§ DATASET EXTRACT:
--

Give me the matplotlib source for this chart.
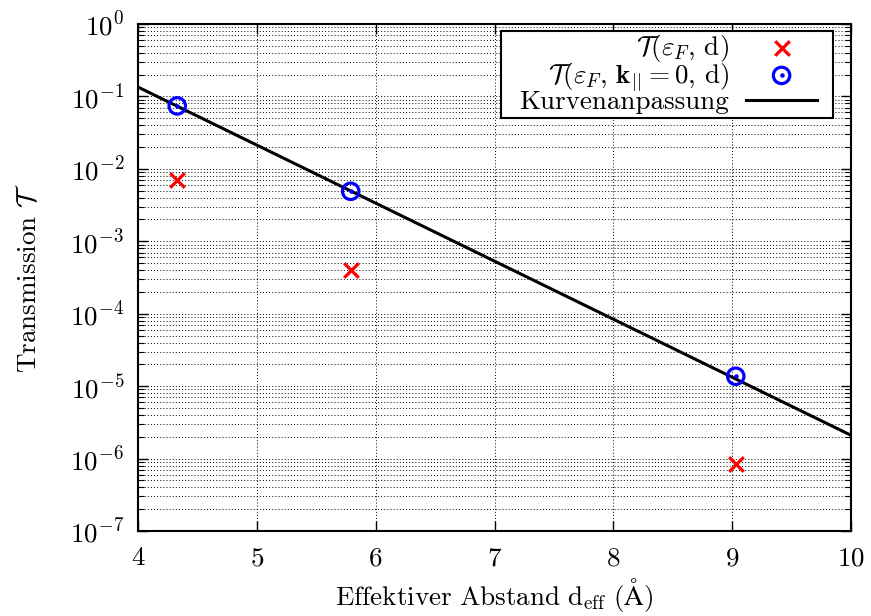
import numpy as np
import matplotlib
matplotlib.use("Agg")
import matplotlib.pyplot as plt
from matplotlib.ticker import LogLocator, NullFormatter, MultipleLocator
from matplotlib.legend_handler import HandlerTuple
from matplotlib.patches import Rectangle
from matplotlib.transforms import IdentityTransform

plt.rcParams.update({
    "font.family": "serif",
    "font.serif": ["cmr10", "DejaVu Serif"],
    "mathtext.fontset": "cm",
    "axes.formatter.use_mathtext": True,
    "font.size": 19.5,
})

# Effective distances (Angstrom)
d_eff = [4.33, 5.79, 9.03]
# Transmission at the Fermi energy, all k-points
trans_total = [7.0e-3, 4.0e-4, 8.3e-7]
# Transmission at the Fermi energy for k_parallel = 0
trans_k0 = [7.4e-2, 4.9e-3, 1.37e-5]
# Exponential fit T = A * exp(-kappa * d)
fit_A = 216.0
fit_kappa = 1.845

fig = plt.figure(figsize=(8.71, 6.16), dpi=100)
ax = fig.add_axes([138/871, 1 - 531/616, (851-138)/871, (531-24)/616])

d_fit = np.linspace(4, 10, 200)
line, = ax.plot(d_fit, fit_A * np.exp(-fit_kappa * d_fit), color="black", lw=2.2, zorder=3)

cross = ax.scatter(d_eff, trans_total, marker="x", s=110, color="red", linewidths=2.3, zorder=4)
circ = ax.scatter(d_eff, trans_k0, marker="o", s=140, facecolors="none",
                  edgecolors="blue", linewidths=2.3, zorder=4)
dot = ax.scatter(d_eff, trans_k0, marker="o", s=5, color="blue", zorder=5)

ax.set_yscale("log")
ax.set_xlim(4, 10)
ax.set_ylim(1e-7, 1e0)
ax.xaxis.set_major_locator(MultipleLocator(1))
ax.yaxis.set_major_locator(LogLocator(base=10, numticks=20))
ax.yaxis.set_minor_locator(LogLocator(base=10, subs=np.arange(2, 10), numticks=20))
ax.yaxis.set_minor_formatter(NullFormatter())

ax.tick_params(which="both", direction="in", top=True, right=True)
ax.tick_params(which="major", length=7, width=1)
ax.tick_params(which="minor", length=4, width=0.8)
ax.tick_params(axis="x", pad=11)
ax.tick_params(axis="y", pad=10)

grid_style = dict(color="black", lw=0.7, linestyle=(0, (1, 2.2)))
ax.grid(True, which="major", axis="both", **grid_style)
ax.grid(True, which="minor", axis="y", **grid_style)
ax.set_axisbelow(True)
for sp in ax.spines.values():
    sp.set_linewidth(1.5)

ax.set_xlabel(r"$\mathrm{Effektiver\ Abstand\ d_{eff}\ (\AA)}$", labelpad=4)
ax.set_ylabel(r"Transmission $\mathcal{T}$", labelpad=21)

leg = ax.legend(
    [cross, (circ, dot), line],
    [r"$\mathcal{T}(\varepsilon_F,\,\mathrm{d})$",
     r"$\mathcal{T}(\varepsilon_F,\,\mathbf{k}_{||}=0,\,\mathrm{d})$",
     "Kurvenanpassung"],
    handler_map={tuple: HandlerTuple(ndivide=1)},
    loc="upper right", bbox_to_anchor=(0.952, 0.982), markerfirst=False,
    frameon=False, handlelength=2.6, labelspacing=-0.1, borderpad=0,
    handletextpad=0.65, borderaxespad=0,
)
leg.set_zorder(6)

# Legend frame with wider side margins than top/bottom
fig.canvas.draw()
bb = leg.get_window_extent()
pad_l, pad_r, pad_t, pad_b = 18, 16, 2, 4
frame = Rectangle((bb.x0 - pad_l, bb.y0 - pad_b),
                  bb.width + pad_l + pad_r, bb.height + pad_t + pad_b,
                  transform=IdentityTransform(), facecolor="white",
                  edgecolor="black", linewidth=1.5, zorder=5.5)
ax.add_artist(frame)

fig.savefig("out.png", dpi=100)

--

§ YOUR GOAL:
Without the pictures, please reproduce each line of the listing above exactly, from the first one through the line bearing "fit_kappa = 1.845".

§ SOLUTION TO THE PROBLEM:
Give me the matplotlib source for this chart.
import numpy as np
import matplotlib
matplotlib.use("Agg")
import matplotlib.pyplot as plt
from matplotlib.ticker import LogLocator, NullFormatter, MultipleLocator
from matplotlib.legend_handler import HandlerTuple
from matplotlib.patches import Rectangle
from matplotlib.transforms import IdentityTransform

plt.rcParams.update({
    "font.family": "serif",
    "font.serif": ["cmr10", "DejaVu Serif"],
    "mathtext.fontset": "cm",
    "axes.formatter.use_mathtext": True,
    "font.size": 19.5,
})

# Effective distances (Angstrom)
d_eff = [4.33, 5.79, 9.03]
# Transmission at the Fermi energy, all k-points
trans_total = [7.0e-3, 4.0e-4, 8.3e-7]
# Transmission at the Fermi energy for k_parallel = 0
trans_k0 = [7.4e-2, 4.9e-3, 1.37e-5]
# Exponential fit T = A * exp(-kappa * d)
fit_A = 216.0
fit_kappa = 1.845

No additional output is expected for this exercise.